| WHAT NEEDS TO BE DONE |
Pictures are not part of the copy. Retype the lines from the first one through the line that contains "ylim_tip = [-0.682]".

| SUPPLIED DATA |
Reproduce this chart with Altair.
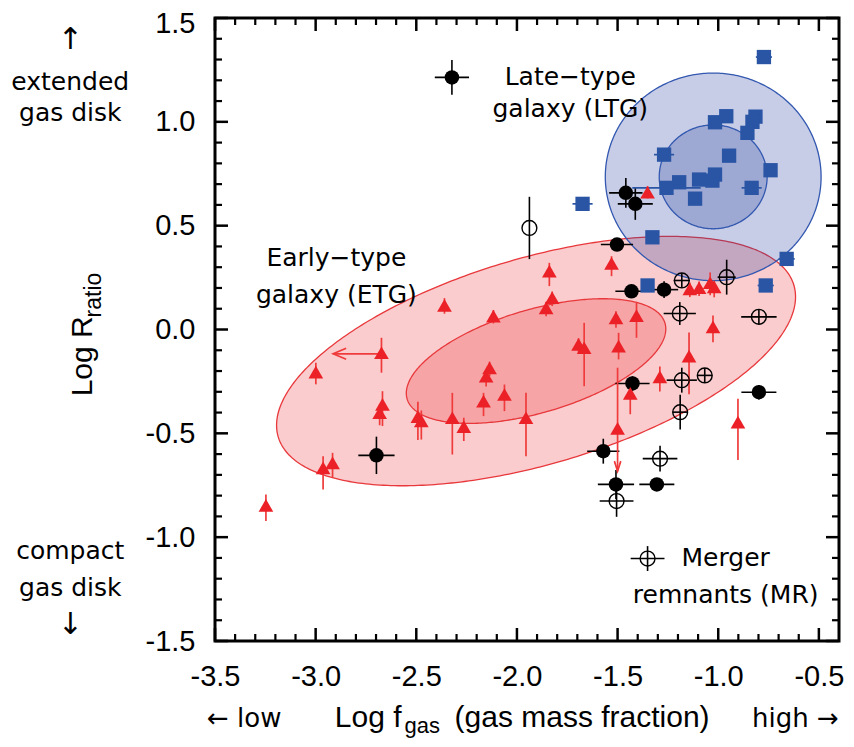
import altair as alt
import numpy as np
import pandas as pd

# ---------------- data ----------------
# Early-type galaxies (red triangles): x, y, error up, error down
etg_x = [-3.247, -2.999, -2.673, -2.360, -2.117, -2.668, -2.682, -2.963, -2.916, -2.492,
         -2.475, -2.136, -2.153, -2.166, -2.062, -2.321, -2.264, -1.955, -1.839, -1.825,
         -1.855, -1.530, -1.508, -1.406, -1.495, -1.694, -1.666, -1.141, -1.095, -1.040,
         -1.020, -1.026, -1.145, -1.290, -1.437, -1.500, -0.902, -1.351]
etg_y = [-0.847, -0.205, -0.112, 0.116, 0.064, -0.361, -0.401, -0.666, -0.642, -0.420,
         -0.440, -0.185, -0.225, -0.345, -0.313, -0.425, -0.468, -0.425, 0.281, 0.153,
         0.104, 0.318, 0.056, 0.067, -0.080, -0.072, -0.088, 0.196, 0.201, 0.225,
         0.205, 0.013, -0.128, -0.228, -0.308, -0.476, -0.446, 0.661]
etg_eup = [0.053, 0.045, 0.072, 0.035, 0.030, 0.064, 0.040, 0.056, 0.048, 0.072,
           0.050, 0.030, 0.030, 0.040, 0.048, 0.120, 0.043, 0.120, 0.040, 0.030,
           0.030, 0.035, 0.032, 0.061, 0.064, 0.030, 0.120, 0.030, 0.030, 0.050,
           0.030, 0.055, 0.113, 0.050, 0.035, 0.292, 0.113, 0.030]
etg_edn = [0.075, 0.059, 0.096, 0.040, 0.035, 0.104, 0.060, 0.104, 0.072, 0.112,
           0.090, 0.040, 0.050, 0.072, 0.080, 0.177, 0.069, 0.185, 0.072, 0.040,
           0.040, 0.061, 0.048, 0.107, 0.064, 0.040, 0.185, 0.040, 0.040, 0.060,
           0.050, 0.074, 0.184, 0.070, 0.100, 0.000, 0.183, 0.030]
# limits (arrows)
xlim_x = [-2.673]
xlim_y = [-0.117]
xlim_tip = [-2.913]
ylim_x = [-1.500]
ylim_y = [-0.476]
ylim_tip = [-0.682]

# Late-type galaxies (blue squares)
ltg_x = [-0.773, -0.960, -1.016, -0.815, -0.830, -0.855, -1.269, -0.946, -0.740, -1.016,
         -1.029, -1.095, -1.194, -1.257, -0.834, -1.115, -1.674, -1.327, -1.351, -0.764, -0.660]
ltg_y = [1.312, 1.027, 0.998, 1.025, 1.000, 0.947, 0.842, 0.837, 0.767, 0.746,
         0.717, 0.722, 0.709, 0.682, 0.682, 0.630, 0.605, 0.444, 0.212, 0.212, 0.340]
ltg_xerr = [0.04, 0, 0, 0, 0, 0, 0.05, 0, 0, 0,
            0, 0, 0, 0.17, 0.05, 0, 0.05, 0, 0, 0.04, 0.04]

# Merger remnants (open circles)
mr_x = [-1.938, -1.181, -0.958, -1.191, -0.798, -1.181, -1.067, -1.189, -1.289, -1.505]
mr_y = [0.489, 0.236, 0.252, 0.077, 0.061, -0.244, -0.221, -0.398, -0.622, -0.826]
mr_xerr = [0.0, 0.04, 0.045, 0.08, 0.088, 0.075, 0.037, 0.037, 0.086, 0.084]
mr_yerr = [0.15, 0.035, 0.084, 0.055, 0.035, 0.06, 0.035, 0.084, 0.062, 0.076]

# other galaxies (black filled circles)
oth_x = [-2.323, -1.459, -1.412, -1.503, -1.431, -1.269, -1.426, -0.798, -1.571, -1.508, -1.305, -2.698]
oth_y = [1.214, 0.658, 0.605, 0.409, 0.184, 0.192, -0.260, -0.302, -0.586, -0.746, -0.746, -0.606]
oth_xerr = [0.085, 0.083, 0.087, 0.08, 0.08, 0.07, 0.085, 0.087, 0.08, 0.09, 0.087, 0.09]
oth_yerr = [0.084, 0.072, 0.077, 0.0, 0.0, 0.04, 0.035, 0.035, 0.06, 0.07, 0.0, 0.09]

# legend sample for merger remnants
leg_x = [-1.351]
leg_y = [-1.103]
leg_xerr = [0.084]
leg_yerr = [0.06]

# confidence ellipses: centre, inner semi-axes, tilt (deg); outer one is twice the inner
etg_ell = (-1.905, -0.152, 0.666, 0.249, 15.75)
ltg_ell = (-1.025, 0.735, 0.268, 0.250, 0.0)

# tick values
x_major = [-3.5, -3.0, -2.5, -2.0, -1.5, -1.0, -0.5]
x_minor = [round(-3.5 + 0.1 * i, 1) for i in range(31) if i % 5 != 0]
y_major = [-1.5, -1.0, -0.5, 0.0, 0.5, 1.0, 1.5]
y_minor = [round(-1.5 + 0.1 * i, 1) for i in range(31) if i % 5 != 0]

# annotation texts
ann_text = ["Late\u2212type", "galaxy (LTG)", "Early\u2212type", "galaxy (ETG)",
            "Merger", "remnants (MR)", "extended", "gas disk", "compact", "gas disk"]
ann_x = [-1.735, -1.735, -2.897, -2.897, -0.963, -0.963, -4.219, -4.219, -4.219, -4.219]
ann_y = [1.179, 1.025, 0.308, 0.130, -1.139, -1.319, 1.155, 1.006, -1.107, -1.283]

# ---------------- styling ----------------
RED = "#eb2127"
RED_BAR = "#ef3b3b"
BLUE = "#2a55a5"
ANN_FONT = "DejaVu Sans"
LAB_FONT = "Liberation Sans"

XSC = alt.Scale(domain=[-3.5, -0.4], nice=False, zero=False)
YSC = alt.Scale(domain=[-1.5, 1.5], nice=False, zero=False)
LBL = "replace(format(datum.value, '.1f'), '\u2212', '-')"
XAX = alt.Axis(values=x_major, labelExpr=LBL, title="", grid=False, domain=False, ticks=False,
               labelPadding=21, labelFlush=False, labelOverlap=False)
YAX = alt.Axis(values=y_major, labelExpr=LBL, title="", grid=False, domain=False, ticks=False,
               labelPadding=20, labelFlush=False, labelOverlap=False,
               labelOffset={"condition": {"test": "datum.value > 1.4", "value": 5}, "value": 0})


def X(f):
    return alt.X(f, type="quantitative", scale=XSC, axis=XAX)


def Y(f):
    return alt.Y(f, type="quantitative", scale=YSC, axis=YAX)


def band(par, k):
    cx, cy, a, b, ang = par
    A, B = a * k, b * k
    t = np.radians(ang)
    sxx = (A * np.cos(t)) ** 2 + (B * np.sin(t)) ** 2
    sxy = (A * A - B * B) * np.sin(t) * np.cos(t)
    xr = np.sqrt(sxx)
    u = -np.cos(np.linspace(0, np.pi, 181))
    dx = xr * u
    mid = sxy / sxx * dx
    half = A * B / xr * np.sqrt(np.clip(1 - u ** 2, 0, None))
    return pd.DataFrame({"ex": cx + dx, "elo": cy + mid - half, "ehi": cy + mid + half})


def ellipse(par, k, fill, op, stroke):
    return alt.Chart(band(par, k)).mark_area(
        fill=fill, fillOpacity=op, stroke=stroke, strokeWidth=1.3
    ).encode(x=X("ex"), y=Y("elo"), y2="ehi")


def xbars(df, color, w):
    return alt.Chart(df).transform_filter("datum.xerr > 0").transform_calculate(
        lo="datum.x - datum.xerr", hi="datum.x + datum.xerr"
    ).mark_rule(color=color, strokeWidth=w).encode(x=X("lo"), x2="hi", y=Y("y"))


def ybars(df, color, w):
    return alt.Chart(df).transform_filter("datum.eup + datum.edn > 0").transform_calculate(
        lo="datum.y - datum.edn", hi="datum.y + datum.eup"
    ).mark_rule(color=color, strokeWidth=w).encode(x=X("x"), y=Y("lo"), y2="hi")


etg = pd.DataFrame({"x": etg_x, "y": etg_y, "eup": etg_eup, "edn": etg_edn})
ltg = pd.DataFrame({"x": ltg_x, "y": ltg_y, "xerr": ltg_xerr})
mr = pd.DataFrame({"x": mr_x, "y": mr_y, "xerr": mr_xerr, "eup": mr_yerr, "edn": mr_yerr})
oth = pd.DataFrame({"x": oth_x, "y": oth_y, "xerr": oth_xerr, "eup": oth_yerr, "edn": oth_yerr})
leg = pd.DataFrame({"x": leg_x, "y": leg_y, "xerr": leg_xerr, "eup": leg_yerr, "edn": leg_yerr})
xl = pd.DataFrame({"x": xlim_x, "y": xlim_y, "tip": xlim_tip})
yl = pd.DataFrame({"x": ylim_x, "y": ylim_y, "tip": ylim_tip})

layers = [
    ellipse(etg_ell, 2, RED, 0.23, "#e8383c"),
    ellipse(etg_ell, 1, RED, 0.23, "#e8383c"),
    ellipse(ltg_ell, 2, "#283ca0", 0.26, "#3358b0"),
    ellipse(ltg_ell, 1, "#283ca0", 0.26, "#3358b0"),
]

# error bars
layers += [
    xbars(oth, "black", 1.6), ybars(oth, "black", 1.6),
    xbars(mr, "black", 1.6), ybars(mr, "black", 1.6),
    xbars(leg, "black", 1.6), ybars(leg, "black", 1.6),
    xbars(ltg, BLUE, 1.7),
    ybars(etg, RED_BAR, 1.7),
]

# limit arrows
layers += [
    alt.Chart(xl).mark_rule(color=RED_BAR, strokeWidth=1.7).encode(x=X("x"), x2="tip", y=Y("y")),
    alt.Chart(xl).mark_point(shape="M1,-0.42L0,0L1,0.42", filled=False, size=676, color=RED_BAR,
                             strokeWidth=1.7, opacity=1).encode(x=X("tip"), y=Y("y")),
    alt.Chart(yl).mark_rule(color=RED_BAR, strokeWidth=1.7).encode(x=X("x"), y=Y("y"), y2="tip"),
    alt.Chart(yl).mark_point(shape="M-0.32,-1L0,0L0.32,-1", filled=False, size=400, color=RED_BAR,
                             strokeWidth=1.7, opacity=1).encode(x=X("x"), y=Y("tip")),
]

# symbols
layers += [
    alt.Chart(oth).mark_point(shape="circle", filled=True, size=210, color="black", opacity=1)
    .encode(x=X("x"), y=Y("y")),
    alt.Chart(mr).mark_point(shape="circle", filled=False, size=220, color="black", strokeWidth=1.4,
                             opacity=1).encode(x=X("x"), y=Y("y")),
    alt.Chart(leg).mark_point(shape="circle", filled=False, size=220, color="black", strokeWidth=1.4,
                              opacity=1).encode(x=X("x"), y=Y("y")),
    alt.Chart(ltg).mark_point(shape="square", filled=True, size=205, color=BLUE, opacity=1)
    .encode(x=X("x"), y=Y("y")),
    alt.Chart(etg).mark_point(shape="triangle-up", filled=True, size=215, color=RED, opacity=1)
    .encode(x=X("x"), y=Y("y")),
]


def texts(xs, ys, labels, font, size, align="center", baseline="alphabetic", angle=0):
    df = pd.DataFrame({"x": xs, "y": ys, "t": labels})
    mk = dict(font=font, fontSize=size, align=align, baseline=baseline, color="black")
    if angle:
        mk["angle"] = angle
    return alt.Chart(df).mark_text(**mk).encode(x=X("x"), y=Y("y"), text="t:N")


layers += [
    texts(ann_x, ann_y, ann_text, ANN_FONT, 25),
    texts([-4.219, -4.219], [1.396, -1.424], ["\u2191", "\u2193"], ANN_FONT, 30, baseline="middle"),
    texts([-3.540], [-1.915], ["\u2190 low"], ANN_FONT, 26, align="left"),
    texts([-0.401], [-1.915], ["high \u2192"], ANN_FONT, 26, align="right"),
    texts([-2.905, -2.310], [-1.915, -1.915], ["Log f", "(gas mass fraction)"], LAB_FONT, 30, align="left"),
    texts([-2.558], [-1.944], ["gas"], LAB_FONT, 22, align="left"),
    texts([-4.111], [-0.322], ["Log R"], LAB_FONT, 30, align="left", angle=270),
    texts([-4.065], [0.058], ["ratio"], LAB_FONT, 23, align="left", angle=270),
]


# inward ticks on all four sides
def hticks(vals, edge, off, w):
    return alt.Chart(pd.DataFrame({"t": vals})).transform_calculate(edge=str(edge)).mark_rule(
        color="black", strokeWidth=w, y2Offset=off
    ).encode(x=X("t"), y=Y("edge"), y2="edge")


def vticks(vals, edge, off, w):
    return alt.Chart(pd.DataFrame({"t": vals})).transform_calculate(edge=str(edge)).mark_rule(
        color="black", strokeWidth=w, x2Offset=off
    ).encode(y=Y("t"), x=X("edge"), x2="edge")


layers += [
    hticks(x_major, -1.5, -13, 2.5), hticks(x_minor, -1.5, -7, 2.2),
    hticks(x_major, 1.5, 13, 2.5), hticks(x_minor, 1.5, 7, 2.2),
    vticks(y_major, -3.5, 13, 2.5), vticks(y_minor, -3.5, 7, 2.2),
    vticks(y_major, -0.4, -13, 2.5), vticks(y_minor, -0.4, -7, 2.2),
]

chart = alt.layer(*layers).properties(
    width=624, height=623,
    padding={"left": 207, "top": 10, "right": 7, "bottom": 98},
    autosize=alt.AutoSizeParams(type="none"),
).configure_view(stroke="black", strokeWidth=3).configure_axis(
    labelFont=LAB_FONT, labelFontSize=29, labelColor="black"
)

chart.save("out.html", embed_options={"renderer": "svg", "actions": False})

| EXERCISE RESPONSE |
Reproduce this chart with Altair.
import altair as alt
import numpy as np
import pandas as pd

# ---------------- data ----------------
# Early-type galaxies (red triangles): x, y, error up, error down
etg_x = [-3.247, -2.999, -2.673, -2.360, -2.117, -2.668, -2.682, -2.963, -2.916, -2.492,
         -2.475, -2.136, -2.153, -2.166, -2.062, -2.321, -2.264, -1.955, -1.839, -1.825,
         -1.855, -1.530, -1.508, -1.406, -1.495, -1.694, -1.666, -1.141, -1.095, -1.040,
         -1.020, -1.026, -1.145, -1.290, -1.437, -1.500, -0.902, -1.351]
etg_y = [-0.847, -0.205, -0.112, 0.116, 0.064, -0.361, -0.401, -0.666, -0.642, -0.420,
         -0.440, -0.185, -0.225, -0.345, -0.313, -0.425, -0.468, -0.425, 0.281, 0.153,
         0.104, 0.318, 0.056, 0.067, -0.080, -0.072, -0.088, 0.196, 0.201, 0.225,
         0.205, 0.013, -0.128, -0.228, -0.308, -0.476, -0.446, 0.661]
etg_eup = [0.053, 0.045, 0.072, 0.035, 0.030, 0.064, 0.040, 0.056, 0.048, 0.072,
           0.050, 0.030, 0.030, 0.040, 0.048, 0.120, 0.043, 0.120, 0.040, 0.030,
           0.030, 0.035, 0.032, 0.061, 0.064, 0.030, 0.120, 0.030, 0.030, 0.050,
           0.030, 0.055, 0.113, 0.050, 0.035, 0.292, 0.113, 0.030]
etg_edn = [0.075, 0.059, 0.096, 0.040, 0.035, 0.104, 0.060, 0.104, 0.072, 0.112,
           0.090, 0.040, 0.050, 0.072, 0.080, 0.177, 0.069, 0.185, 0.072, 0.040,
           0.040, 0.061, 0.048, 0.107, 0.064, 0.040, 0.185, 0.040, 0.040, 0.060,
           0.050, 0.074, 0.184, 0.070, 0.100, 0.000, 0.183, 0.030]
# limits (arrows)
xlim_x = [-2.673]
xlim_y = [-0.117]
xlim_tip = [-2.913]
ylim_x = [-1.500]
ylim_y = [-0.476]
ylim_tip = [-0.682]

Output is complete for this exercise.